Demi mencari cara agar pekerja perempuan dapat menyeimbangkan antara karier dan keluarga, IBCWE menginisiasi sebuah dialog bersama empat pimpinan atau CEO perusahaan untuk mengupas lebih jauh bagaimana peran perusahaan dalam keseimbangan kedua hal tersebut. 

"Keempat CEO menjadi pelopor bagi kesetaraan gender.

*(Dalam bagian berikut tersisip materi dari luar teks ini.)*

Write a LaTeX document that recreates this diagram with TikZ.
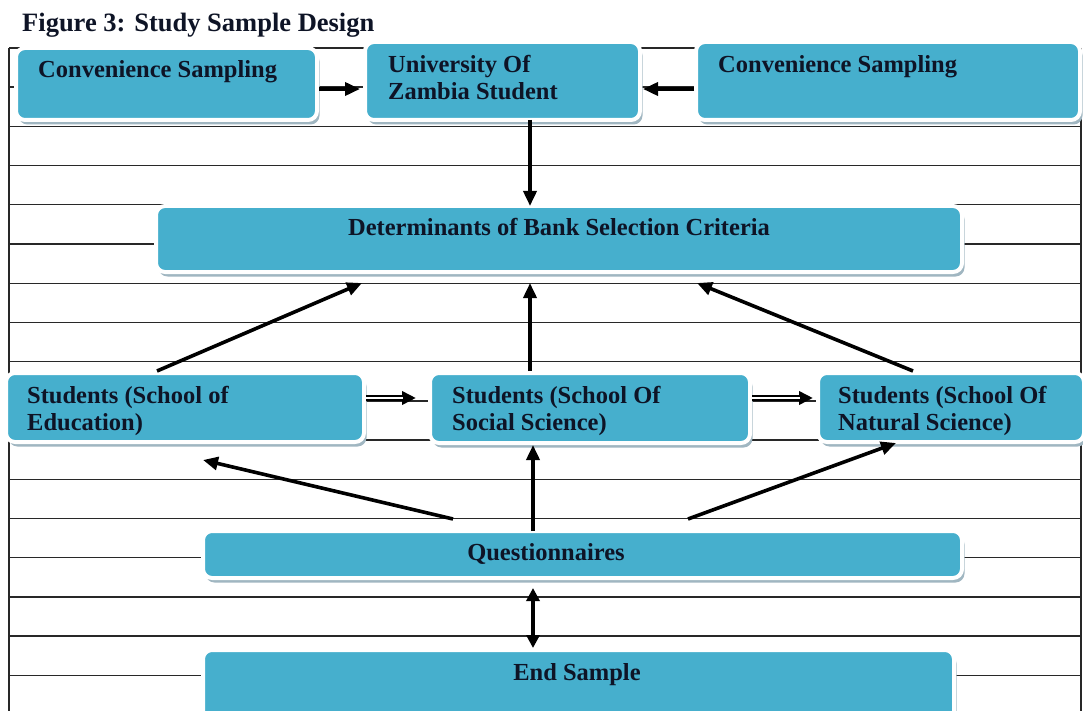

Mereka akan menjadi male champions yang membuat sebuah patokan atau benchmark baru untuk para pemimpin perusahaan lain," ujar Shinta Kamdani, CEO Sintesa Group yang juga Ketua Dewan Pembina IBCWE.

Keempat pimpinan perusahaan itu yakni Handry Satriago, CEO General Electric Indonesia, Pahala Mansury CEO Garuda Indonesia, John Riady Direktur Lippo Group dan Rosan P. Roeslani Ketua Umum Kadin. 

Peran perusahaan 

Dalam paparannya, Pahala membenarkan bahwa hanya sedikit perempuan dalam jajaran manajerial atau yang berada di tampuk pimpinan di industri penerbangan, apalagi untuk profesi pilot dan bagian mesin. 

"Tantangan terbesar buat jadi pilot adalah tuntutan untuk meninggalkan keluarga dalam jangka waktu cukup lama," kata dia. 

Namun, Pahala menegaskan perusahaan mendorong perekrutan lebih banyak pekerja perempuan untuk masa yang akan datang, termasuk pilot. 

"Dengan catatan adanya pengaturan jam kerja, supaya mereka pilot dan pramugari bisa punya waktu juga untuk keluarga," ujarnya. 

Pahala mengakui menelurkan kebijakan untuk ini menjadi tantangan tersendiri akan tetapi patut dipertimbangkan. Ia juga menuturkan tidak menutup kemungkinan akan ada perbedaan pengaturan antara pekerja laki-laki dengan perempuan. 

Senada dengan Pahala, John Riady dari Lippo Group mengatakan saat ini perempuan mendominasi hanya di bidang tertentu seperti bidang kesehatan, retail dan divisi marketing. 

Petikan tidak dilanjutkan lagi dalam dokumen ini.